Written task.
In the material below, identify each line bearing the word "page". Reproduce those lines.

Provided information.
________________

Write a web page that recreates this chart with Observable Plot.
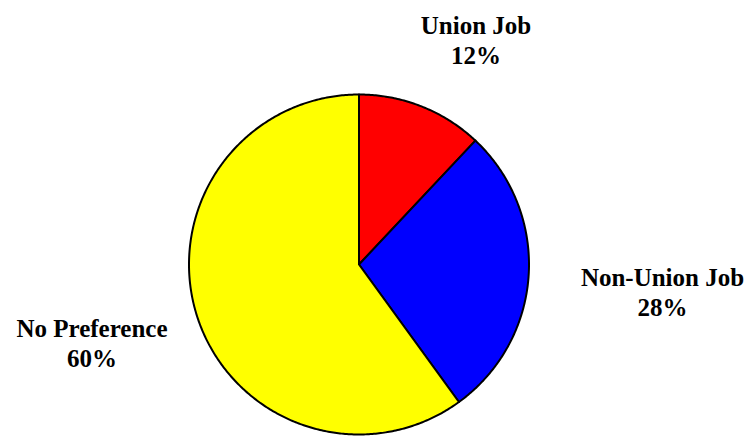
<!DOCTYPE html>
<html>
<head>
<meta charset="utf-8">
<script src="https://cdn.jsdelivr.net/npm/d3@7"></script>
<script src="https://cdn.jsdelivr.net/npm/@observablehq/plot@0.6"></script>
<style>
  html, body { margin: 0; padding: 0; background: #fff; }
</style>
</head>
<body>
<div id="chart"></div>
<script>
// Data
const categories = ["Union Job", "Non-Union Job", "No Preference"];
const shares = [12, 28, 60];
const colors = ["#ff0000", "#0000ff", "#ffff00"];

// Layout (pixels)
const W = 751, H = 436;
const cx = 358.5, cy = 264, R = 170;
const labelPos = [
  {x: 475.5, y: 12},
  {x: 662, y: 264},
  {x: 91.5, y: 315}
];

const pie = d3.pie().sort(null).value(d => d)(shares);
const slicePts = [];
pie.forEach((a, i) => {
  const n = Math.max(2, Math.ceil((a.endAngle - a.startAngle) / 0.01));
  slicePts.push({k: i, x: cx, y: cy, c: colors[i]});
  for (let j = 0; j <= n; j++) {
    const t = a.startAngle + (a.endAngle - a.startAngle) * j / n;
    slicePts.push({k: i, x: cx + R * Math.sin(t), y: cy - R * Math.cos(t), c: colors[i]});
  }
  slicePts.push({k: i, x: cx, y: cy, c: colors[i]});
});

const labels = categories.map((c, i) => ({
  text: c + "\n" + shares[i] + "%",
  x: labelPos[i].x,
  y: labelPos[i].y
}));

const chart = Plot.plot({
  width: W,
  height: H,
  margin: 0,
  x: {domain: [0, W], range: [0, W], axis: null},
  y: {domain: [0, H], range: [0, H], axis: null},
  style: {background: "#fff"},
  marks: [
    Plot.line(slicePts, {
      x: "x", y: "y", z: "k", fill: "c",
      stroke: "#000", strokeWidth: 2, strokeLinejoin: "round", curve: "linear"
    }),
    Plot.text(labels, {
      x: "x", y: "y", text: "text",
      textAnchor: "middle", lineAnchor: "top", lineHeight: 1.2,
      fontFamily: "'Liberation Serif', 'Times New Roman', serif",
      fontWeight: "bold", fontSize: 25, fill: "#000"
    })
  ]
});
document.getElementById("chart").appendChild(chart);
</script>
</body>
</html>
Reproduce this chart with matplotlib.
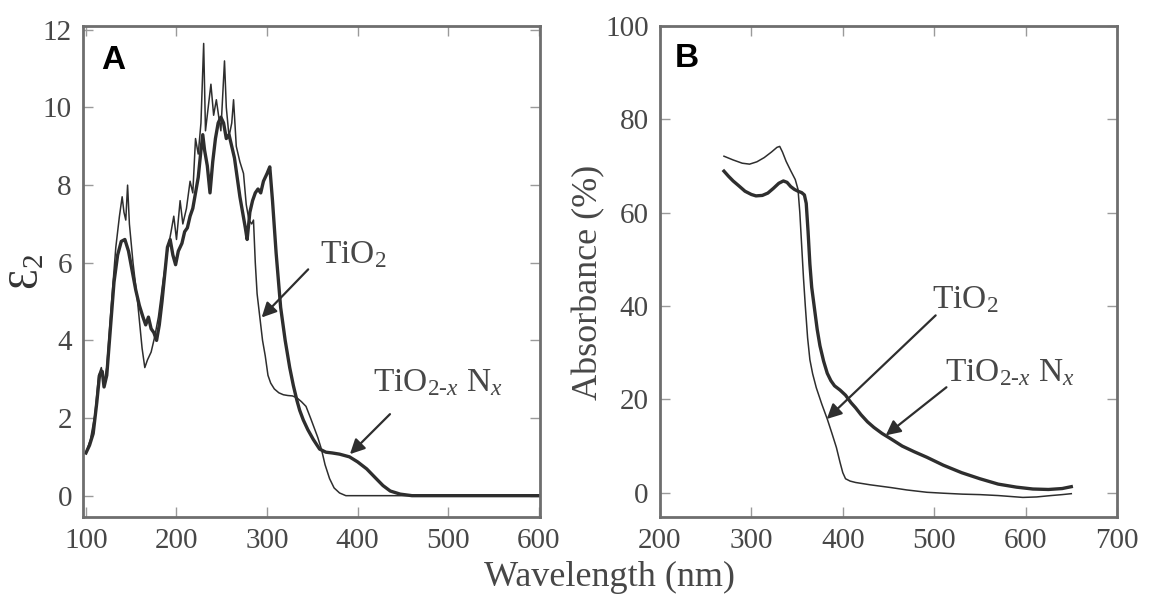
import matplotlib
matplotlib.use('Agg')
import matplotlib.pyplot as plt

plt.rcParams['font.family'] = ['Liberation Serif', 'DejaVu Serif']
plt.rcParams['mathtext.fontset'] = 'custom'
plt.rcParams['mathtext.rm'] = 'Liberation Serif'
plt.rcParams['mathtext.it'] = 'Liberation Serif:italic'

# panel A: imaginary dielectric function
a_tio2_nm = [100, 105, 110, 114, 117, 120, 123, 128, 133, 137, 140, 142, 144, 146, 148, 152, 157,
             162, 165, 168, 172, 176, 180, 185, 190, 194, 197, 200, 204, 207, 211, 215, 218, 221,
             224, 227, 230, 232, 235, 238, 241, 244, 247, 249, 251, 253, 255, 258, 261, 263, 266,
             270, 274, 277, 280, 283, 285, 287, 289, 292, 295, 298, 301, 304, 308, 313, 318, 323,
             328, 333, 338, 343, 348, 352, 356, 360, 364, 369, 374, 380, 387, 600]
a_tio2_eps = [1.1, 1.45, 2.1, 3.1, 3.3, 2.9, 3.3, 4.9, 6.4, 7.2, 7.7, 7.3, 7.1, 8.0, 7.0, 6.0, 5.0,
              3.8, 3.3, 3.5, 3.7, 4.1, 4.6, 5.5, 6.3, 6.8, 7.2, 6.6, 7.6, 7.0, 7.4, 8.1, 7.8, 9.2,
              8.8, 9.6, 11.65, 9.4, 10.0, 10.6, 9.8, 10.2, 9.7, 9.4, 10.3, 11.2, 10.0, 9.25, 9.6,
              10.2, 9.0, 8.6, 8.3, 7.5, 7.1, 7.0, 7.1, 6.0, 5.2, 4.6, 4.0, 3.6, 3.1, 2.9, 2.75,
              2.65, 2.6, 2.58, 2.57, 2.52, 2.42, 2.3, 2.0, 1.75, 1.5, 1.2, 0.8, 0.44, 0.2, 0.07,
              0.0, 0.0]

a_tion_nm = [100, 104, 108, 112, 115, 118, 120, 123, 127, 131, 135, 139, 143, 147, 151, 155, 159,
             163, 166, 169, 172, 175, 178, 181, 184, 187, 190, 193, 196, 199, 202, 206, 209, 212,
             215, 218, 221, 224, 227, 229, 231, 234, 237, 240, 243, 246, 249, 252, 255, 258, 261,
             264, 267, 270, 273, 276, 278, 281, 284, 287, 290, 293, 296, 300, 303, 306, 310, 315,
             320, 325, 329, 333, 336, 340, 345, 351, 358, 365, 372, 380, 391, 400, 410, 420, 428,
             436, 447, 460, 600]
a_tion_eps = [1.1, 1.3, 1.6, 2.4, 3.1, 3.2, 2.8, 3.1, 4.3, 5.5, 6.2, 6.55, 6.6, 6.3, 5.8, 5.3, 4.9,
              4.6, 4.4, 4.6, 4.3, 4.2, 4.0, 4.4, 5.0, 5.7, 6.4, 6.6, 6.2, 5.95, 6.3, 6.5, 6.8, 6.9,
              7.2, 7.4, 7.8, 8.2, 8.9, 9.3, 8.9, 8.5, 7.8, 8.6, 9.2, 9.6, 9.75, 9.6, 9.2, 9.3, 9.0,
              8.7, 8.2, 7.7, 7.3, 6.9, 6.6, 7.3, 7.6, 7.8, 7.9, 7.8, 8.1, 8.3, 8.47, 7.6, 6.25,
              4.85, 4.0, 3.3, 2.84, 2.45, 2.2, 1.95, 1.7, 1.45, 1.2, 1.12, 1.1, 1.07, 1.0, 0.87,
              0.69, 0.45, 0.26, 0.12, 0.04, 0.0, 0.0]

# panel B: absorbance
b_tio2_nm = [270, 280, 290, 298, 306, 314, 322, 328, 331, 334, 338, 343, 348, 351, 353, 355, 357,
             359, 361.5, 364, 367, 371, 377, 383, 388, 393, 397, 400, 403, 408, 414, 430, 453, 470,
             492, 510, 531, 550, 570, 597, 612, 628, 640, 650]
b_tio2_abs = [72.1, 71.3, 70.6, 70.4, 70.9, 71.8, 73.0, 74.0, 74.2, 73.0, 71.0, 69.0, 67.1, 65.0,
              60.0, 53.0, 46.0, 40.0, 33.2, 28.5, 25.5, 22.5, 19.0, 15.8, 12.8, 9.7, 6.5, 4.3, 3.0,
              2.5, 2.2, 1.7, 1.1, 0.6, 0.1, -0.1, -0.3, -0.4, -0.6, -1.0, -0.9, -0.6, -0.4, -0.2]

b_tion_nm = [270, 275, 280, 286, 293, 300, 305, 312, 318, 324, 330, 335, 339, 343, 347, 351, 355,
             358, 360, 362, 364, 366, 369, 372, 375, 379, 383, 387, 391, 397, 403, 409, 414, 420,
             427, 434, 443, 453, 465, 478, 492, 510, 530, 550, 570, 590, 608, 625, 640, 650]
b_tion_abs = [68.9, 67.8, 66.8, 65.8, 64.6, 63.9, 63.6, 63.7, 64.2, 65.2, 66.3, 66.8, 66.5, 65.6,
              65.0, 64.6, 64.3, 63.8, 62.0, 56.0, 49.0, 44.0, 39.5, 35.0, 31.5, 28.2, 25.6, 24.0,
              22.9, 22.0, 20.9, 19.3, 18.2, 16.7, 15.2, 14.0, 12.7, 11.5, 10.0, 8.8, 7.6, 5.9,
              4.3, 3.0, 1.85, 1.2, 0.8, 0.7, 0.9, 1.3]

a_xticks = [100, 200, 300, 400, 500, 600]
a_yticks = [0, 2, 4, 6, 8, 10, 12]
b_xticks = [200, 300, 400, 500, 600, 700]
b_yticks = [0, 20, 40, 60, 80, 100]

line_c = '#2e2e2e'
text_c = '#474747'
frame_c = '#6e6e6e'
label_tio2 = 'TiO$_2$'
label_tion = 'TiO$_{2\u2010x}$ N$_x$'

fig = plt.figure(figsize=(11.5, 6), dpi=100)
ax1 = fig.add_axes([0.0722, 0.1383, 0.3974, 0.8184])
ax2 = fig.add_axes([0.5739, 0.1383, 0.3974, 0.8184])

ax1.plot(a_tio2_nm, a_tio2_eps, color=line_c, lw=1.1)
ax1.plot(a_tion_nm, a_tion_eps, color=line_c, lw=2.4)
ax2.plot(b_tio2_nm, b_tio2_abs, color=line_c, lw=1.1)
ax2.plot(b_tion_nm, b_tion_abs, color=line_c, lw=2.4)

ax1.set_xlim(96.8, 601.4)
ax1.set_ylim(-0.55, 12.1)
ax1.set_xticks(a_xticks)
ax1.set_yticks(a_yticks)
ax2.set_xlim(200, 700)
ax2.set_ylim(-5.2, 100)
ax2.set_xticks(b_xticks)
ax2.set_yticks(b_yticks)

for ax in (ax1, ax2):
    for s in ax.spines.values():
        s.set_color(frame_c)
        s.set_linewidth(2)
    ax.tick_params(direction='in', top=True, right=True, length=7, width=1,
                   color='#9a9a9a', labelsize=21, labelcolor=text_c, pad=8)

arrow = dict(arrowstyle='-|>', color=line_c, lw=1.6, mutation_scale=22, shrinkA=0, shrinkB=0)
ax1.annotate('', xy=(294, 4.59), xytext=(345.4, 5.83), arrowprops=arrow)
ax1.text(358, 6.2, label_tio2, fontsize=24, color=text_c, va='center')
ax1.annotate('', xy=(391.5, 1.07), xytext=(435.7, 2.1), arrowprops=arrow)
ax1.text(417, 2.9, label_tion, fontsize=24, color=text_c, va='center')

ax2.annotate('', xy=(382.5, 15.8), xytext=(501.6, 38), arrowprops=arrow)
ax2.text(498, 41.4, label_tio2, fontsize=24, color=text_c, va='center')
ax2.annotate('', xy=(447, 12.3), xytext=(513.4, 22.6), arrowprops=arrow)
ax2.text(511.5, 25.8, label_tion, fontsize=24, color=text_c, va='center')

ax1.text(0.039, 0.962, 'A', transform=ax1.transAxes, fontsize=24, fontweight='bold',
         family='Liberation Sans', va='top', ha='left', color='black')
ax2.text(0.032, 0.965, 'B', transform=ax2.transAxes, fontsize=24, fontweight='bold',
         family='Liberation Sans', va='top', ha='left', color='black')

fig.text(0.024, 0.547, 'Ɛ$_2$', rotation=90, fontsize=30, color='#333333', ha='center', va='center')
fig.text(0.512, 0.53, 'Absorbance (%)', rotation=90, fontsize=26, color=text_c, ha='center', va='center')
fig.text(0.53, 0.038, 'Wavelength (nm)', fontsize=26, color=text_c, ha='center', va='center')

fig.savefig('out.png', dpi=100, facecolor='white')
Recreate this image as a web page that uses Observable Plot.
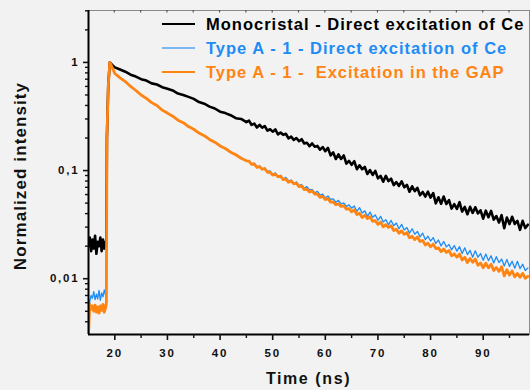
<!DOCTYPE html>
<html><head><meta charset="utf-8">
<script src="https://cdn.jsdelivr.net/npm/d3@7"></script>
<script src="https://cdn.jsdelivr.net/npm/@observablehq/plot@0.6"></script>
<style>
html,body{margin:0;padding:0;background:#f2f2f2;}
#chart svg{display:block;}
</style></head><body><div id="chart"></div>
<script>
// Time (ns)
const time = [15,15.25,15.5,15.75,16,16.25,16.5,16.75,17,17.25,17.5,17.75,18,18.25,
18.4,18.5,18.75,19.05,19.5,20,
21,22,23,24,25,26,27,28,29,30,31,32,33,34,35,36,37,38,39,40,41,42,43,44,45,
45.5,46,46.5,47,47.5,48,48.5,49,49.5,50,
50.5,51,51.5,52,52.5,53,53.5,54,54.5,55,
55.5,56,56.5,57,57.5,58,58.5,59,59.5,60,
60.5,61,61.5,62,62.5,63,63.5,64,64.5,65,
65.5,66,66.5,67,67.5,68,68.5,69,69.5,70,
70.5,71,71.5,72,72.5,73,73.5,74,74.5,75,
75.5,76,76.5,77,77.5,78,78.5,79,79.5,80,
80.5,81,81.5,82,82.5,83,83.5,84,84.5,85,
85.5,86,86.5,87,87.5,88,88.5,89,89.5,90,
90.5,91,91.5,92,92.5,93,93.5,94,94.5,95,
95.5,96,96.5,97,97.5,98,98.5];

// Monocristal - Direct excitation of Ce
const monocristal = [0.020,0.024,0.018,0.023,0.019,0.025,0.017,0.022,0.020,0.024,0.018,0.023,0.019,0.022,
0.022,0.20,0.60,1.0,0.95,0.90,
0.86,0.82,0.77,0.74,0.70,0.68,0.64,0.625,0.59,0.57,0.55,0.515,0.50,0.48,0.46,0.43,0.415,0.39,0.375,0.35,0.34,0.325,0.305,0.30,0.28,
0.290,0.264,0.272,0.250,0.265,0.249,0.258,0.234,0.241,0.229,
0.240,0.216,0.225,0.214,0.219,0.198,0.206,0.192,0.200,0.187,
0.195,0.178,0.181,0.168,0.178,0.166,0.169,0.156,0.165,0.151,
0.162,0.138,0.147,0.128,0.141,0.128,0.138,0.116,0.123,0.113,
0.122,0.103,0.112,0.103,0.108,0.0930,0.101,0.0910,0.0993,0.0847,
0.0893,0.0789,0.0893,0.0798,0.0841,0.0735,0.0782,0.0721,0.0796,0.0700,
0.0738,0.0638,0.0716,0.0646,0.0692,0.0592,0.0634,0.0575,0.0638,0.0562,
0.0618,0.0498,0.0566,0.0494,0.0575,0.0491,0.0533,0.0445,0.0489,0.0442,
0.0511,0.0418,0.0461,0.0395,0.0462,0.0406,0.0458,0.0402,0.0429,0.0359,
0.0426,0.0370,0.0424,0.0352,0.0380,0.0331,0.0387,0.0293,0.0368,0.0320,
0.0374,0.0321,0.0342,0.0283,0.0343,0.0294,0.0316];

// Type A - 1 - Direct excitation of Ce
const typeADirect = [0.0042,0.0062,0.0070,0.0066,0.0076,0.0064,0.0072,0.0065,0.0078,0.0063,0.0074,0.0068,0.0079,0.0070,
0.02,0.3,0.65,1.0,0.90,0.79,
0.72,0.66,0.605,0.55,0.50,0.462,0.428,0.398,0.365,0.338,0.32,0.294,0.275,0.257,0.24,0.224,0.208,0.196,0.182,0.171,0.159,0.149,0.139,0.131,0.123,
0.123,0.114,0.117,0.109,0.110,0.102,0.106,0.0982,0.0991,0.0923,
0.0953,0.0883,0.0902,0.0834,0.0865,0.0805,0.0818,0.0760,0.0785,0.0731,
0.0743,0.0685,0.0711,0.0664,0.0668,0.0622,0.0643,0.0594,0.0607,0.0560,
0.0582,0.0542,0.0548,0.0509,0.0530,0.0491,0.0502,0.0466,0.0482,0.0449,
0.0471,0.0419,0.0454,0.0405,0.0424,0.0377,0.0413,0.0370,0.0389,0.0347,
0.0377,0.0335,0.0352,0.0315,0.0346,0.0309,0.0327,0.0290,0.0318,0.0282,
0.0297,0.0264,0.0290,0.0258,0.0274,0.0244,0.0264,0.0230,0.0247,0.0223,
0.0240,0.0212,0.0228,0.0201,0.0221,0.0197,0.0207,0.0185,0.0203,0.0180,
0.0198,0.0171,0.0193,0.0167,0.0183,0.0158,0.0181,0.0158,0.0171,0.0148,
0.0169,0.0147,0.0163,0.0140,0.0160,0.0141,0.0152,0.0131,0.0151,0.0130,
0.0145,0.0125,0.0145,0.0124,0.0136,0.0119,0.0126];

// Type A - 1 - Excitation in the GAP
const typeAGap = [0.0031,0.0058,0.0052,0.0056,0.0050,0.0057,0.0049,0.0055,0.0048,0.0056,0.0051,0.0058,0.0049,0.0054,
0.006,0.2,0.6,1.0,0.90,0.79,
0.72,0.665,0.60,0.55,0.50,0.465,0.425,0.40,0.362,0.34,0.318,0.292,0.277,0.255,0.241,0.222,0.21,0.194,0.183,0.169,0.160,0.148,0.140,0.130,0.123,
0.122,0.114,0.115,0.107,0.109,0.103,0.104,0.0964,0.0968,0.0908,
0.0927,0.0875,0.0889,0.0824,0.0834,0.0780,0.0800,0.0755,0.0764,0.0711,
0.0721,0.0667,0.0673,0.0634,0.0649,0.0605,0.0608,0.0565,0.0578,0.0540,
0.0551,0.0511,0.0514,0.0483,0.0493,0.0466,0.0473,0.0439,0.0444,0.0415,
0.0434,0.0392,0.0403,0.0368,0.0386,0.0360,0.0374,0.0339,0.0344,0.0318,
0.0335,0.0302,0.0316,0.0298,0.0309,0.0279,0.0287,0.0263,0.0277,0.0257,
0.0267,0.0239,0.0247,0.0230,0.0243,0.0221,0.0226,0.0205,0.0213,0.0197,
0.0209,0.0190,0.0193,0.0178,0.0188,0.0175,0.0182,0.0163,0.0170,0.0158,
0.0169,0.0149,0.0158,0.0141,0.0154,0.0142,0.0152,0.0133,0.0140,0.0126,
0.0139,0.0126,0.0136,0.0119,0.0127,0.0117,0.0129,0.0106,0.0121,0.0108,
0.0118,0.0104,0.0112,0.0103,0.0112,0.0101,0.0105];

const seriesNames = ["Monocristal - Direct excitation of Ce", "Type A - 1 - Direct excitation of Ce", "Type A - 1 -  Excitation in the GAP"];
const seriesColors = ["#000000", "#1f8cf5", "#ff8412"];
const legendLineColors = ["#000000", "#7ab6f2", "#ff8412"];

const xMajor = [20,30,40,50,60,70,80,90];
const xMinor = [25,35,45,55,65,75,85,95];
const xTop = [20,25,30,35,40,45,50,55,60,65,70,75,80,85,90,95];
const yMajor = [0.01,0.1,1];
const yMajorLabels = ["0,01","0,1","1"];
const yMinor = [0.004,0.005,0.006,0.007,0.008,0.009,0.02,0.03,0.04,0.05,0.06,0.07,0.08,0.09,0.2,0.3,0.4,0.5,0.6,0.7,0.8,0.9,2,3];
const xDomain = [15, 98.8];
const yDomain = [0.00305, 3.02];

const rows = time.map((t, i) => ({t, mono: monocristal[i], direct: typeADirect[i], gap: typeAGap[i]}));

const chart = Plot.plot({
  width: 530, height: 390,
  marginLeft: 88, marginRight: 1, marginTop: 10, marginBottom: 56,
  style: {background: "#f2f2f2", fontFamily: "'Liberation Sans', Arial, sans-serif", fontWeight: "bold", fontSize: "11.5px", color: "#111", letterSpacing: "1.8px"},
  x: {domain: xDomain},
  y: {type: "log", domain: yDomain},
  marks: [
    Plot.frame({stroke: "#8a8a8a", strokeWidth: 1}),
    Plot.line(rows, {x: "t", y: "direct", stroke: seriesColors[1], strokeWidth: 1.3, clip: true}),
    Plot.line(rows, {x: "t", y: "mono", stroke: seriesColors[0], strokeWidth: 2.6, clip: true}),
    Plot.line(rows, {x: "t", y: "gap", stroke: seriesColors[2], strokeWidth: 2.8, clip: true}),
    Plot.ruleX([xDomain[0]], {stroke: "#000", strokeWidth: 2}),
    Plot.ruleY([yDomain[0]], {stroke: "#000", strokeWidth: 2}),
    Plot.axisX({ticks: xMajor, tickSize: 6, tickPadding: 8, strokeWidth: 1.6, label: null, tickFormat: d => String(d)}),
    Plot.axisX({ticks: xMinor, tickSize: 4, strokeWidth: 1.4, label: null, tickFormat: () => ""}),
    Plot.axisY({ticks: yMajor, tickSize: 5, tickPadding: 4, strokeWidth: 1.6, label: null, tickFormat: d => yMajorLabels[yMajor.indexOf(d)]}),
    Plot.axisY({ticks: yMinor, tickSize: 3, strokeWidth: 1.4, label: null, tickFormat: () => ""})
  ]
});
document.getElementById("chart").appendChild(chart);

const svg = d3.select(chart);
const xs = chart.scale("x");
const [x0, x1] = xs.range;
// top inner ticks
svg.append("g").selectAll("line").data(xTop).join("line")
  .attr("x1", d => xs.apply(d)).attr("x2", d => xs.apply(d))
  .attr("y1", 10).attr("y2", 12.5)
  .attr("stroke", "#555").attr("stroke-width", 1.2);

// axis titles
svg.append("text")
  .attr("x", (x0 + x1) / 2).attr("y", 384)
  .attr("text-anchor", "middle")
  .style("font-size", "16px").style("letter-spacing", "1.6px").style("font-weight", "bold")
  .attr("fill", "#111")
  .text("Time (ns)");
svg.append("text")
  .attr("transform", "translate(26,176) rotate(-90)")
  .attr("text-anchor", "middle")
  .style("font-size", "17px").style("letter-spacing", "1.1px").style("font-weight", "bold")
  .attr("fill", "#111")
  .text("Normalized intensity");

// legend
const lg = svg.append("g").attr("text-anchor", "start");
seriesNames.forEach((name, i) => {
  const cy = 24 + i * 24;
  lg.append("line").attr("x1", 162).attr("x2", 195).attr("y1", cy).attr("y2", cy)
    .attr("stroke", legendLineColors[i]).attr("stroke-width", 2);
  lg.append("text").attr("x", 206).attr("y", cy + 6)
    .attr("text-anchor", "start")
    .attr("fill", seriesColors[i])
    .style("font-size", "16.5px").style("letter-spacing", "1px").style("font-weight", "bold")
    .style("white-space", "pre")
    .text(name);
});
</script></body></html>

________________

Solution.
Write a web page that recreates this chart with Observable Plot.
Recreate this image as a web page that uses Observable Plot.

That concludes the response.